III. İLK DERECE MAHKEMESİ KARARI
İlk Derece Mahkemesinin yukarıda tarih ve sayısı belirtilen kararıyla; davacının dava dışı yüklenici firma işçisi olarak davalıya ait işyerinde çalıştığı, davalı işverenin asıl işveren sıfatıyla davacının çalışmalarından doğan alacaklardan sorumlu olduğu, davacının sendika üyesi olduğu, toplu iş sözleşmesinden yararlanma hakkı bulunduğu, toplu iş sözleşmesinden kaynaklanan alacaklarının ödenmediği, dosyada bulunan bilirkişi raporunun denetime elverişli olduğu gerekçesiyle toplanan kanıtlara ve alınan bilirkişi raporuna dayanılarak davanın kısmen kabulüne karar verilmiştir.
IV. İSTİNAF
İlk Derece Mahkemesinin yukarıda belirtilen kararına karşı süresi içinde davalı vekilince istinaf başvurusunda bulunulması üzerine, Bölge Adliye Mahkemesinin yukarıda tarih ve sayısı belirtilen kararıyla; davacının kapsamında çalıştığı hizmet alım sözleşmeleri itibarıyla asıl işveren olduğu anlaşılan davalının, 4857 sayılı İş Kanunu'nun 2/7 hükmü uyarınca davacının taleplerinden sorumlu tutulmasının yerinde olduğu, dosyadaki yazılara, hükmün kanuni ve hukuki gerekçeleri ile dayandığı maddi delillere ve özellikle bu delillerin takdirinde bir isabetsizlik görülmemesine göre İlk Derece Mahkemesinin vakıa ve hukuki değerlendirmesinde usul ve esas yönünden kanuna aykırılık bulunmadığı gerekçesiyle davalı vekilinin istinaf başvurusunun esastan reddine karar verilmiştir.
V. TEMYİZ
A. Temyiz Sebepleri
Davalı vekili temyiz dilekçesinde;
1. Davacının talep ettiği alacakların ... Sendikası ile ihbar olunan Şirketler arasında Yüksek Hakem Kurulunun kararı ile imzalanan toplu iş sözleşmesinden kaynaklandığını, davalı ...'ın ihale makamı konumunda olduğunu, davalı Kuruma husumet yöneltilemeyeceğini, davacının çalışmaları sebebiyle herhangi bir sorumluluğu bulunmadığını,
2. Alt işverene bırakılan hizmet alım işinin 4734 sayılı Kanun'un 62/1-(e) hükmüne göre değil aynı Kanun'un 3. maddesinin (g) bendi kapsamında ihale edildiğini,
3. Davalı Kuruma toplu iş sözleşmesinden kaynaklı müteselsil sorumluluk yüklenemeyeceğini,
4. Hükme esas alınan bilirkişi raporunda yapılan hesaplamaların, dosya arasında bulunan puantaj kayıtlarına, özlük dosyasına ve toplu iş sözleşmesi hükümlerine aykırı şekilde yüksek miktarda hesaplandığını,
5. Zamanaşımı def'inin dikkate alınmadığını ileri sürmüştür.

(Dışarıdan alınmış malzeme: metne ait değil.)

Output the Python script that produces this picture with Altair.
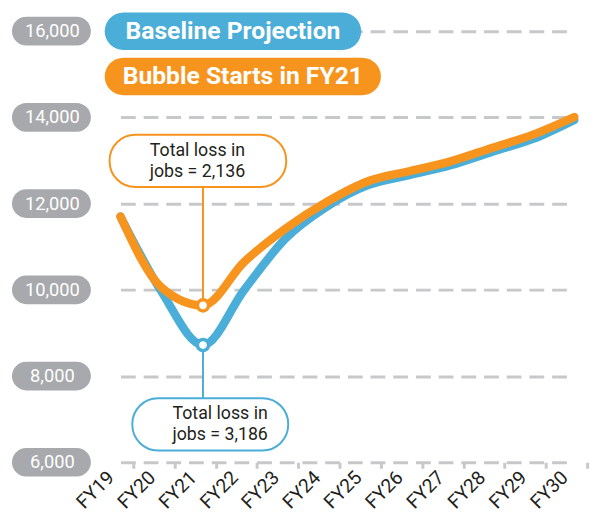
import altair as alt
import pandas as pd

# ---- data ----
years = ["FY19", "FY20", "FY21", "FY22", "FY23", "FY24",
         "FY25", "FY26", "FY27", "FY28", "FY29", "FY30"]
baseline = [11700, 9950, 8720, 10000, 11190, 11930, 12430, 12660, 12890, 13200, 13500, 13940]
bubble = [11700, 10050, 9640, 10650, 11420, 12040, 12520, 12750, 12980, 13290, 13600, 14010]
series_names = ["Baseline Projection", "Bubble Starts in FY21"]
y_ticks = [6000, 8000, 10000, 12000, 14000, 16000]
loss_year = "FY21"
loss_baseline = ["Total loss in", "jobs = 3,186"]
loss_bubble = ["Total loss in", "jobs = 2,136"]

# ---- styles ----
BLUE = "#4BAED8"
ORANGE = "#F7941D"
GRID = "#C7C8CA"
PILL = "#A7A9AC"
INK = "#231F20"
FONT = "Roboto"

df_b = pd.DataFrame({"year": years, "value": baseline})
df_o = pd.DataFrame({"year": years, "value": bubble})
idx = years.index(loss_year)
ann_b = pd.DataFrame({"year": [loss_year], "value": [baseline[idx]]})
ann_o = pd.DataFrame({"year": [loss_year], "value": [bubble[idx]]})
tick_df = pd.DataFrame({"value": y_ticks})

x_scale = alt.Scale(type="point", domain=years, range=[29, 489], padding=0)
y_scale = alt.Scale(domain=[6000, 16000], nice=False, zero=False)

x_axis = alt.Axis(title=None, labelAngle=-45, labelAlign="right", labelBaseline="middle",
                  labelFont=FONT, labelFontSize=19.5, labelColor=INK, labelPadding=6,
                  labelOffset=-23, tickOffset=13, tickSize=6, tickWidth=3, tickColor=GRID,
                  domain=False, grid=False)
y_axis = alt.Axis(title=None, values=y_ticks, labels=False, ticks=False, domain=False,
                  grid=True, gridDash=[15, 8], gridWidth=3, gridColor=GRID)

x_enc = alt.X("year:N", scale=x_scale, axis=x_axis)
y_enc = alt.Y("value:Q", scale=y_scale, axis=y_axis)

line_b = alt.Chart(df_b).mark_line(color=BLUE, strokeWidth=8.5, strokeCap="round",
                                   strokeJoin="round", interpolate="monotone").encode(x=x_enc, y=y_enc)
line_o = alt.Chart(df_o).mark_line(color=ORANGE, strokeWidth=8.5, strokeCap="round",
                                   strokeJoin="round", interpolate="monotone").encode(x=x_enc, y=y_enc)

# y-axis pills
pills = alt.Chart(tick_df).mark_rect(color=PILL, cornerRadius=14.5, yOffset=-14.5,
                                     y2Offset=14.5).encode(
    y=y_enc, y2="value:Q", x=alt.value(-81), x2=alt.value(-1))
pill_text = alt.Chart(tick_df).mark_text(color="white", font=FONT, fontSize=18.5,
                                         align="center", baseline="middle").encode(
    y=y_enc, x=alt.value(-40), text=alt.Text("value:Q", format=",d"))

# connectors
rule_o = alt.Chart(ann_o).mark_rule(color=ORANGE, strokeWidth=2).encode(
    x=x_enc, y=y_enc, y2=alt.value(158))
rule_b = alt.Chart(ann_b).mark_rule(color=BLUE, strokeWidth=2).encode(
    x=x_enc, y=y_enc, y2=alt.value(372))

# circles
circ_o = alt.Chart(ann_o).mark_point(shape="circle", fill="white", fillOpacity=1, opacity=1,
                                     stroke=ORANGE, strokeWidth=3.5, size=130).encode(x=x_enc, y=y_enc)
circ_b = alt.Chart(ann_b).mark_point(shape="circle", fill="white", fillOpacity=1, opacity=1,
                                     stroke=BLUE, strokeWidth=3.5, size=130).encode(x=x_enc, y=y_enc)

# annotation boxes
one = pd.DataFrame({"k": [0]})
box_o = alt.Chart(one).mark_rect(fill="white", stroke=ORANGE, strokeWidth=2, cornerRadius=26).encode(
    x=alt.value(18), x2=alt.value(197), y=alt.value(105), y2=alt.value(158))
txt_o = alt.Chart(one).mark_text(text=loss_bubble, font=FONT, fontSize=18, color=INK,
                                 align="center", baseline="middle", lineHeight=21).encode(
    x=alt.value(107), y=alt.value(122))
box_b = alt.Chart(one).mark_rect(fill="white", stroke=BLUE, strokeWidth=2, cornerRadius=26).encode(
    x=alt.value(41), x2=alt.value(199), y=alt.value(372), y2=alt.value(425))
txt_b = alt.Chart(one).mark_text(text=loss_baseline, font=FONT, fontSize=18, color=INK,
                                 align="center", baseline="middle", lineHeight=21).encode(
    x=alt.value(130), y=alt.value(388))

# legend pills
leg_b_rect = alt.Chart(one).mark_rect(color=BLUE, cornerRadius=19).encode(
    x=alt.value(13), x2=alt.value(273), y=alt.value(-19), y2=alt.value(19))
leg_b_text = alt.Chart(one).mark_text(text=series_names[0], font=FONT, fontSize=25,
                                      fontWeight="bold", color="white",
                                      align="center", baseline="middle").encode(
    x=alt.value(143), y=alt.value(0))
leg_o_rect = alt.Chart(one).mark_rect(color=ORANGE, cornerRadius=19).encode(
    x=alt.value(13), x2=alt.value(293), y=alt.value(27), y2=alt.value(65))
leg_o_text = alt.Chart(one).mark_text(text=series_names[1], font=FONT, fontSize=25,
                                      fontWeight="bold", color="white",
                                      align="center", baseline="middle").encode(
    x=alt.value(153), y=alt.value(46))

chart = alt.layer(
    line_b, line_o, pills, pill_text, rule_o, rule_b, circ_o, circ_b,
    box_o, txt_o, box_b, txt_b, leg_b_rect, leg_b_text, leg_o_rect, leg_o_text
).properties(
    width=512, height=437,
    padding={"left": 85, "top": 20, "right": 0, "bottom": 55},
    autosize=alt.AutoSizeParams(type="none"),
    background="white",
).configure_view(stroke=None)

chart.save("out.html", embed_options={"renderer": "svg", "actions": False})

B. Değerlendirme ve Gerekçe
Uyuşmazlık, davacı işçinin toplu iş sözleşmesinden kaynaklanan alacaklara hak kazanıp kazanmadığı ve bu alacaklardan davalının sorumlu olup olmadığına ilişkindir.
Bölge adliye mahkemelerinin nihai kararlarının bozulması 6100 sayılı Hukuk Muhakemeleri Kanunu'nun (6100 sayılı Kanun) 371. maddesinde yer alan sebeplerden birinin varlığı hâlinde mümkündür.
Temyizen incelenen karar, tarafların karşılıklı iddia ve savunmalarına, dayandıkları belgelere, uyuşmazlığa uygulanması gereken hukuk kuralları ile hukuki ilişkinin nitelendirilmesine, dava şartlarına, yargılama ve ispat kuralları ile kararda belirtilen gerekçelere göre usul ve kanuna uygun olup davalı vekili tarafından temyiz dilekçesinde ileri sürülen nedenler kararın bozulmasını gerektirecek nitelikte görülmemiştir.
VI. KARAR
Açıklanan sebeple;
Temyiz olunan Bölge Adliye Mahkemesi kararının 6100 sayılı Kanun'un 370/1 hükmü uyarınca ONANMASINA,
Aşağıda yazılı temyiz giderinin temyiz edene yükletilmesine,
Dosyanın İlk Derece Mahkemesine, kararın bir örneğinin Bölge Adliye Mahkemesine gönderilmesine,
11.02.2025 tarihinde oy birliğiyle karar verildi.